4. It reminds Khan just how tenuous his hold on power is.
5. It is a warning to China that the US will risk everything to not lose the Heartland.
Add in the proximity to the Trump-Kim meeting as well as the fractious trade talks with China and you have an orgy of related news all at the same time to drive the point home.
Bolton, the Brits, France and Netanyahu were willing to risk World War III in Syria to create a false flag event in which Russia attacked a NATO target – the downing of the IL-20 ELINT aircraft last September.
Do you not think these insane animals wouldn’t risk a nuclear conflict between Pakistan and India to blow up (literally) China’s plans to win the biggest prize in geopolitics?

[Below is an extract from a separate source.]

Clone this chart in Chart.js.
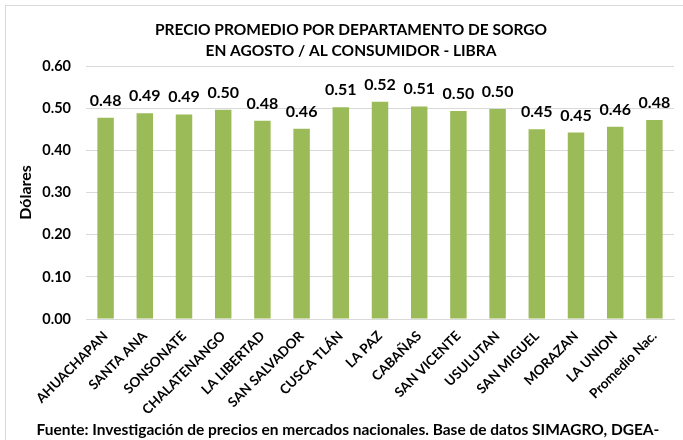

If you don’t then you haven’t been paying attention.
Both Imran Khan and Indian Prime Minister Narendra Modi need to keep their heads here. Modi has an election coming up later this year. I’m sure the calculus was that he would jump at the opportunity to burnish his cred with voters by lobbing a few bombs inside Pakistan. For Khan, this is the first real test of his leadership and he has to resist the siren’s call of the Saudi’s money to balance all sides of the equation while de-escalating this situation as quickly as possible.
One thing is for certain, we haven’t seen the last of this.